Singh, who is widely admired and liked by his peers (caddies and reporters tend to see his cranky side), has put himself in a peculiar position. Not every player will possibly like the fact he is challenging the Tour legally even after he admitted publicly to using a substance on the Tour's banned list.
Singh is 50, and last month at the Champions tour event in Savannah, the veteran golfer Mike Reid was wondering why Singh, who has struggled this year on Tour (with nothing better than a 20th place finish in nine starts), doesn't play on the senior circuit.
"There wouldn't be a par-5 out here for him," Reid said.
He said he would most likely challenge Bernhard Langer as the best player on the tour. He could make a fortune there.
In his more than two decades on the PGA Tour, Singh has led an almost monastic golfing life, with range sessions that have lasted for hours at a time. He has doted on his only child, Qass, who was on hand at the Players. Between his worldwide earnings and his endorsements, he has most likely made more than $100 million in his career.
His life to date begs the questions: Why is he pursuing this lawsuit, and why is he pursuing it with Rosenblum?
Barron has another lawyer in Memphis, Arthur Horne, who is not representing Singh. Earlier this year, Horne offered an interesting insight into Barron's case. Horne said the Tour and Barron settled because, during the suit's discovery phrase, Barron was asking for every failed drug test the Tour had ever received, and the Tour "really didn't want to give that up."
Of course, there may or may not be failed tests. The lawyer representing the Tour in the Singh case, Rich Young of Colorado Springs, did not respond to an e-mail or a phone message.
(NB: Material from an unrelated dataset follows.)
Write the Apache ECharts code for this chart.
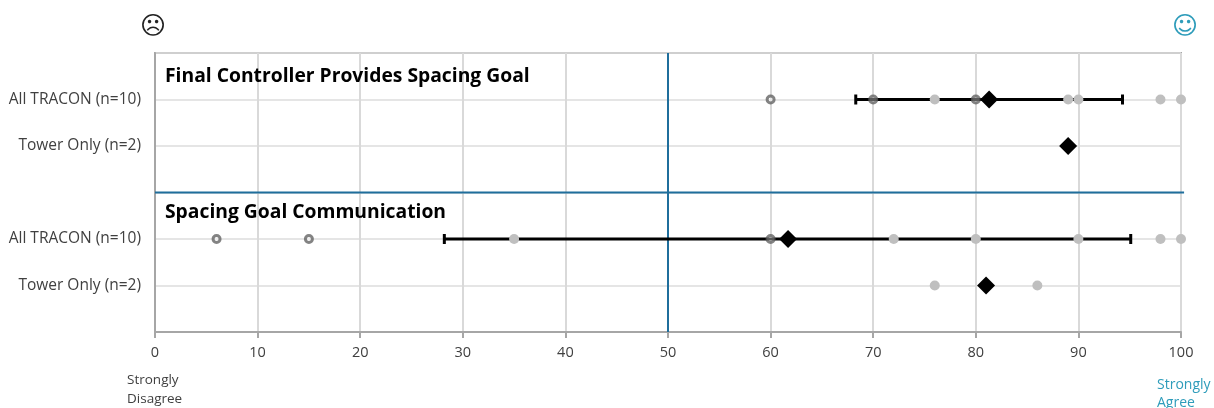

Young represented the Tour in Barron's suit as well.
Singh said in his suit he has been "humiliated, ashamed, ridiculed, scorned and [rendered] emotionally distraught" by the Tour. How he can be made whole by way of a lawsuit is not easy to imagine. It would seem unlikely that payment is his goal here.
If Singh's true goal is to force the Tour to release embarrassing information (that it may or may not even have), then the era of lawyers showing up on Golf Channel is only just beginning. Barron's case, of course, never got that far. Singh will have less cause to settle or resolve. If a court dismisses it, that's a whole different matter.
In any event, it has been a long time since Singh has played a round in which he has made seven birdies, let alone seven straight.